2. If so, how much lifetime loss am I looking at?

I could reconfigure the batteries to new positions every couple years. Or get some custom cables made with Surlock connectors and get all 6 batteries to the bus bar individually instead of in sets of two.

I have been watching SOC since I got solar-assistant. I have a rather small array, so at times when I don't get a full charge for 2 weeks, I have seen it go as far as 10-11% difference in SOC (74% on lowest battery of the 6, and 85% on the highest). If I get a full charge every few days they don't drift more than 2-3%.

There are also minor differences in draw. When the dryer is running, it could be pulling 910 watts from one battery and 880 watts from another for example.
 
Each battery having equal resistance to the loads/chargers is important proportional to the magnitude of the current relative to capacity.

I would not be concerned with a ~10% difference in SoC provided you can regularly attain 100% on all.
 
Thank you. Let's pretend for a moment that I am not great at digesting densely packed sentences... Because I'm not.

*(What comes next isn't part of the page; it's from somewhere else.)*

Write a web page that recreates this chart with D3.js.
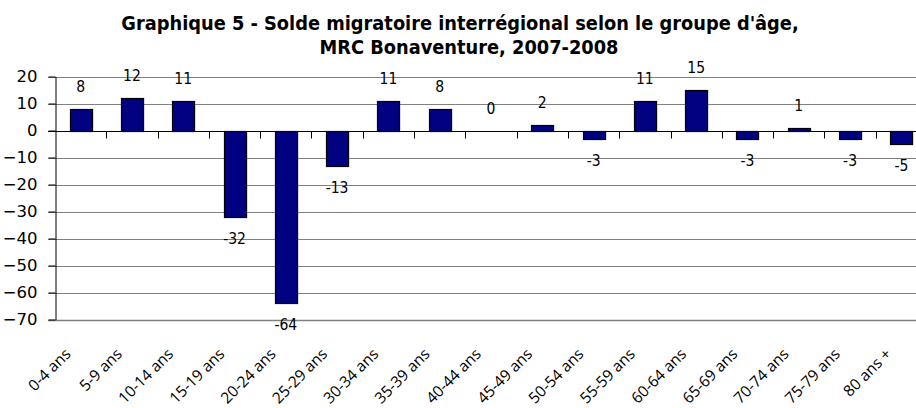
<!DOCTYPE html>
<html>
<head>
<meta charset="utf-8">
<script src="https://cdn.jsdelivr.net/npm/d3@7"></script>
<style>
  body { margin: 0; background: #fff; }
  svg { display: block; }
</style>
</head>
<body>
<svg width="916" height="408"></svg>
<script>
var categories = ["0-4 ans", "5-9 ans", "10-14 ans", "15-19 ans", "20-24 ans", "25-29 ans",
  "30-34 ans", "35-39 ans", "40-44 ans", "45-49 ans", "50-54 ans", "55-59 ans",
  "60-64 ans", "65-69 ans", "70-74 ans", "75-79 ans", "80 ans +"];
var values = [8, 12, 11, -32, -64, -13, 11, 8, 0, 2, -3, 11, 15, -3, 1, -3, -5];
var yTicks = [20, 10, 0, -10, -20, -30, -40, -50, -60, -70];
var titleLines = ["Graphique 5 - Solde migratoire interrégional selon le groupe d'âge,",
  "MRC Bonaventure, 2007-2008"];

var svg = d3.select("svg");

var x = d3.scaleBand()
    .domain(categories)
    .range([55, 927])
    .paddingInner(0.57)
    .paddingOuter(0.285);

var y = d3.scaleLinear()
    .domain([-70, 20])
    .range([319.5, 76.5]);

var gap = (x.step() - x.bandwidth()) / 2;

// title
svg.append("g")
    .selectAll("text")
    .data(titleLines)
  .enter().append("text")
    .attr("x", (d, i) => i == 0 ? 460 : 469)
    .attr("y", (d, i) => 30 + i * 24)
    .attr("text-anchor", "middle")
    .style("font-family", "'DejaVu Sans Condensed', 'DejaVu Sans', sans-serif")
    .style("font-weight", "bold")
    .style("font-size", "19.8px")
    .style("fill", "#000")
    .text(d => d);

// gridlines
svg.append("g")
    .selectAll("line")
    .data(yTicks.filter(d => d != 0))
  .enter().append("line")
    .attr("x1", 48)
    .attr("x2", 927)
    .attr("y1", d => Math.round(y(d)) + 0.5)
    .attr("y2", d => Math.round(y(d)) + 0.5)
    .style("stroke", "#808080")
    .style("stroke-width", d => d == -70 ? 1.5 : 1);

// y axis
var yAxis = svg.append("g")
    .attr("transform", "translate(55.5,0)")
    .call(d3.axisLeft(y).tickValues(yTicks).tickSize(7).tickSizeOuter(0).tickPadding(11));
yAxis.select(".domain").style("stroke", "#000");
yAxis.selectAll(".tick line").style("stroke", "#000");
yAxis.selectAll("text")
    .style("font-family", "'DejaVu Sans', sans-serif")
    .style("font-size", "16.5px")
    .style("fill", "#000");

// bars
svg.append("g")
    .selectAll("rect")
    .data(values)
  .enter().append("rect")
    .attr("x", (d, i) => Math.round(x(categories[i])) + 0.5)
    .attr("width", x.bandwidth())
    .attr("y", d => Math.round(y(Math.max(0, d))) + 0.5)
    .attr("height", d => Math.abs(Math.round(y(d)) - Math.round(y(0))))
    .style("fill", "#000080")
    .style("stroke", "#000")
    .style("stroke-width", 1.2);

// zero line with category ticks
var y0 = Math.round(y(0)) + 0.5;
svg.append("line")
    .attr("x1", 48).attr("x2", 927)
    .attr("y1", y0).attr("y2", y0)
    .style("stroke", "#000");
svg.append("g")
    .selectAll("line")
    .data(categories.slice(1))
  .enter().append("line")
    .attr("x1", d => Math.round(x(d) - gap) + 0.5)
    .attr("x2", d => Math.round(x(d) - gap) + 0.5)
    .attr("y1", y0)
    .attr("y2", y0 + 7)
    .style("stroke", "#000");

// value labels
svg.append("g")
    .selectAll("text")
    .data(values)
  .enter().append("text")
    .attr("x", (d, i) => x(categories[i]) + x.bandwidth() / 2)
    .attr("y", d => d < 0 ? y(d) + 27 : y(d) - 17)
    .attr("text-anchor", "middle")
    .style("font-family", "'DejaVu Sans Condensed', 'DejaVu Sans', sans-serif")
    .style("font-size", "15.5px")
    .style("fill", "#000")
    .text(d => d);

// category labels
svg.append("g")
    .selectAll("text")
    .data(categories)
  .enter().append("text")
    .attr("transform", d => "translate(" + (x(d) + x.bandwidth() / 2 - 9) + ",355) rotate(-45)")
    .attr("text-anchor", "end")
    .style("font-family", "'Open Sans', sans-serif")
    .style("font-size", "15.5px")
    .style("fill", "#000")
    .text(d => d);
</script>
</body>
</html>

I have a battery capable of 12,000 watt draws, and I only ever get to 6,000 continuous. Average about 500 watts an hour over a week.
Screenshot while the dryer is going. This was after a full charge, so no SOC drift yet.
1720547923834.png

Let's rephrase and use your equal resistance wording. Is it a problem if they have slightly different resistances (see chart above for "high" draw. If so, how much of a problem. A year or two off of a 15 year battery? Or would it potentially take it out in a few years?
 
Thank you. Let's pretend for a moment that I am not great at digesting densely packed sentences... Because I'm not.

Matters lots if you're pushing them hard.

Matter less if you're not pushing them hard (you're not).

Let's rephrase and use your equal resistance wording. Is it a problem if they have slightly different resistances (see chart above for "high" draw. If so, how much of a problem. A year or two off of a 15 year battery?

Maybe.

Or would it potentially take it out in a few years?

Almost certainly not.

The important thing is that EACH battery is operating within their defined specifications. Running a battery at 60A will have a shorter life than one running at 50A... how much? Can't say, but both should reach their rated cycle life as 60A is still within its ratings.
 
Perfect. Thanks again!

The batteries are actually rated at 50A continuous 102A peak each. So my 20 amp load on each is not full throttle by any means. And even that is rare.

I really do appreciate you simplifying it. In this case, the single inverter limits my draw, not the batteries.